As for Paradise Park―which includes a 1,500-room hotel located between the existing Wynn and Encore towers together with convention and meetings space and a 1,600-foot lagoon surrounded by a pedestrian promenade and a white sand beach―construction is well under way.

“I am going to get those damn buildings up as fast as I can because I want to capture more of the absolutely inevitable visitor and tourist traffic that Las Vegas will experience in the next 15 to 20 years,” Wynn said.

With the completion of Paradise Park and Wynn West, the company will have 8,000 of Southern Nevada’s 160,000 hotel rooms, surrounded by 6 million square feet of meeting space and capable ultimately of commanding rates of $400 to $500 a night. Wynn said he hoped to have renderings for all his Las Vegas projects in the next four to five months.

The quarter was a strong one for Wynn, largely on a continuing resurgence in the Macau market, where the company derives more than 60 percent of its total revenues. Eighteen months since its debut on Cotai, Wynn Palace is now generating about $4 million of operating revenue a day, the company reported, and Wynn said he expects it will “blow past” an earlier forecast of $630 million in EBITDA.

In response, the company plans to expand the resort and work has already started on its design, Wynn said.

“The Macau market is still only touching a tiny percentage of the potential market that is there,’’ he said on the call. “Do not bet against Macau. You will be losing your money.”

Wynn also said he would share the largesse with employees by raising wages or giving bonuses. He did not go into details.

But the catalyst for the improved results in the fourth quarter was the Macau performance.

Feeling buoyant about the results, Wynn says he is planning to expand his $4.2 billion Wynn Palace, which opened in August 2016, on 11 acres in Macau.

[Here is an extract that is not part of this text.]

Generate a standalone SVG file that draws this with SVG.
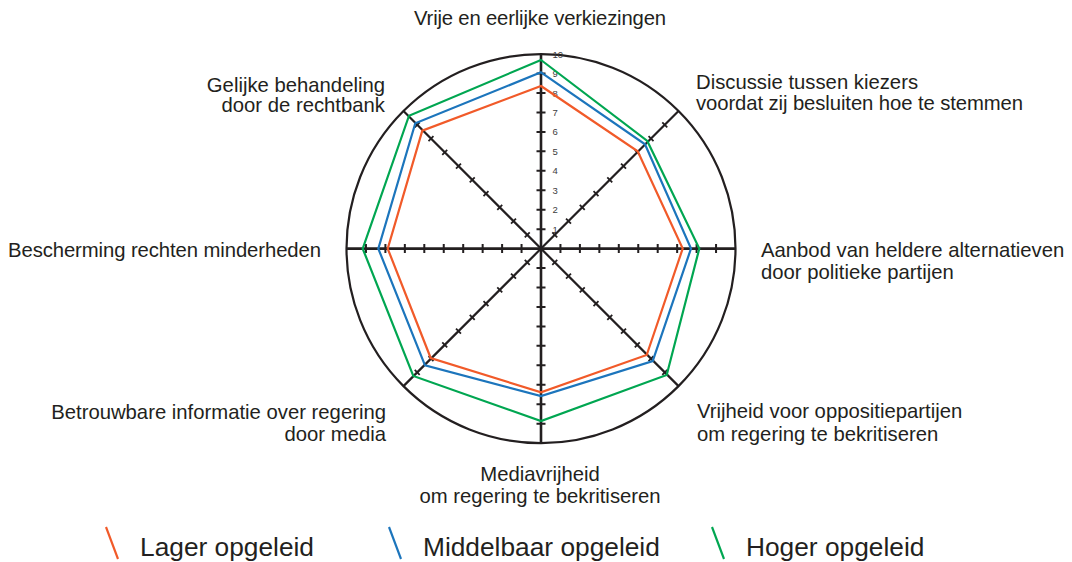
<svg xmlns="http://www.w3.org/2000/svg" xmlns:xlink="http://www.w3.org/1999/xlink" width="1072" height="562" viewBox="0 0 1072 562">
<style>
.lbl{font-family:"Liberation Sans",Arial,sans-serif;font-size:20.3px;fill:#231F20}
.leg{font-family:"Liberation Sans",Arial,sans-serif;font-size:26.3px;fill:#231F20}
.num{font-family:"Liberation Sans",Arial,sans-serif;font-size:9.5px;fill:#3d3d3d}
.ax{stroke:#231F20;stroke-width:2.6;fill:none}
.tk{stroke:#231F20;stroke-width:2;fill:none}
.dg{stroke:#231F20;stroke-width:2.2;fill:none}
.dtk{stroke:#231F20;stroke-width:1.8;fill:none}
.s{fill:none;stroke-width:2.2;stroke-linejoin:miter}
.o{stroke:#F15A29}
.b{stroke:#1C75BC}
.g{stroke:#00A651}
</style>
<defs>
<g id="diag">
<line class="dg" x1="-194.5" y1="0" x2="194.5" y2="0"/>
<path class="dtk" d="M19.45,-3.5v7M38.9,-3.5v7M58.35,-3.5v7M77.8,-3.5v7M97.25,-3.5v7M116.7,-3.5v7M136.15,-3.5v7M155.6,-3.5v7M175.05,-3.5v7M-19.45,-3.5v7M-38.9,-3.5v7M-58.35,-3.5v7M-77.8,-3.5v7M-97.25,-3.5v7M-116.7,-3.5v7M-136.15,-3.5v7M-155.6,-3.5v7M-175.05,-3.5v7"/>
</g>
</defs>
<rect width="1072" height="562" fill="#ffffff"/>
<g id="grid">
<circle cx="541" cy="248.6" r="194.5" fill="none" stroke="#231F20" stroke-width="2.2"/>
<g class="num">
<text x="552.5" y="232.6">1</text>
<text x="552.5" y="213.2">2</text>
<text x="552.5" y="193.7">3</text>
<text x="552.5" y="174.3">4</text>
<text x="552.5" y="154.8">5</text>
<text x="552.5" y="135.4">6</text>
<text x="552.5" y="115.9">7</text>
<text x="552.5" y="96.5">8</text>
<text x="552.5" y="77">9</text>
<text x="552.5" y="57.6">10</text>
</g>
<use xlink:href="#diag" transform="translate(541,248.6) rotate(45)"/>
<use xlink:href="#diag" transform="translate(541,248.6) rotate(-45)"/>
<line class="ax" x1="541" y1="54.1" x2="541" y2="443.1"/>
<line class="ax" x1="346.5" y1="248.6" x2="735.5" y2="248.6"/>
<path class="tk" d="M536.5,229.15h9M536.5,209.7h9M536.5,190.25h9M536.5,170.8h9M536.5,151.35h9M536.5,131.9h9M536.5,112.45h9M536.5,93h9M536.5,73.55h9M536.5,268.05h9M536.5,287.5h9M536.5,306.95h9M536.5,326.4h9M536.5,345.85h9M536.5,365.3h9M536.5,384.75h9M536.5,404.2h9M536.5,423.65h9"/>
<path class="tk" d="M560.45,244.1v9M579.9,244.1v9M599.35,244.1v9M618.8,244.1v9M638.25,244.1v9M657.7,244.1v9M677.15,244.1v9M696.6,244.1v9M716.05,244.1v9M521.55,244.1v9M502.1,244.1v9M482.65,244.1v9M463.2,244.1v9M443.75,244.1v9M424.3,244.1v9M404.85,244.1v9M385.4,244.1v9M365.95,244.1v9"/>
</g>
<g id="series">
<polygon id="lager" class="s o" points="541,86 637.7,151.3 682.7,248.6 646.7,355 541,392.3 430.7,358 387.7,248.6 422.3,130.7"/>
<polygon id="middelbaar" class="s b" points="541,72.3 645,144.3 691,248.6 652.7,361 541,396 425,365.3 378.3,248.6 415.3,123.3"/>
<polygon id="hoger" class="s g" points="541,60 647.3,141 699.3,248.6 666.7,375 541,421 413.3,376 362.7,248.6 409,115.7"/>
</g>
<g id="labels">
<g id="lbl-top"><text class="lbl" x="540" y="25" text-anchor="middle" textLength="252">Vrije en eerlijke verkiezingen</text></g>
<g id="lbl-ul"><text class="lbl" x="385" y="91.5" text-anchor="end">Gelijke behandeling</text><text class="lbl" x="385" y="112" text-anchor="end">door de rechtbank</text></g>
<g id="lbl-ur"><text class="lbl" x="696" y="88.5">Discussie tussen kiezers</text><text class="lbl" x="696" y="110" textLength="327">voordat zij besluiten hoe te stemmen</text></g>
<g id="lbl-l"><text class="lbl" x="8" y="256.5" textLength="313">Bescherming rechten minderheden</text></g>
<g id="lbl-r"><text class="lbl" x="761" y="257">Aanbod van heldere alternatieven</text><text class="lbl" x="761" y="279">door politieke partijen</text></g>
<g id="lbl-ll"><text class="lbl" x="386" y="419" text-anchor="end">Betrouwbare informatie over regering</text><text class="lbl" x="386" y="441" text-anchor="end">door media</text></g>
<g id="lbl-lr"><text class="lbl" x="697" y="418">Vrijheid voor oppositiepartijen</text><text class="lbl" x="697" y="441">om regering te bekritiseren</text></g>
<g id="lbl-b"><text class="lbl" x="540" y="481" text-anchor="middle">Mediavrijheid</text><text class="lbl" x="540" y="503" text-anchor="middle">om regering te bekritiseren</text></g>
</g>
<g id="legend">
<line class="s o" x1="106" y1="527" x2="118" y2="559"/>
<text class="leg" x="140" y="556">Lager opgeleid</text>
<line class="s b" x1="389" y1="527" x2="401" y2="559"/>
<text class="leg" x="423" y="556">Middelbaar opgeleid</text>
<line class="s g" x1="712" y1="527" x2="724" y2="559"/>
<text class="leg" x="746" y="556">Hoger opgeleid</text>
</g>
</svg>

“The depth and the foundational strength of that market is real,” Wynn said. “We’ve been encouraged by the government in conversations with them to file our plans for Phase II, which we’re working on now.” He was alluding to Wynn’s gaming concession, which expires in 2020 and is subject to renewal by the Macau government.

“We enjoy a good deal of confidence and we have been given reason to have confidence that our businesses will continue after the initial concession expiration date,” he said. “That confidence is based upon the kinds of conversations we have with the government.”

JPMorgan raised Wynn Macau’s earnings estimate by 7 percent for 2018, analyst DS Kim said in a note cited by the Macau Daily Times.

Despite this, shares in Wynn Resorts Ltd. have tumbled following the sexual-misconduct allegations, and only time will tell if or when they might rebound.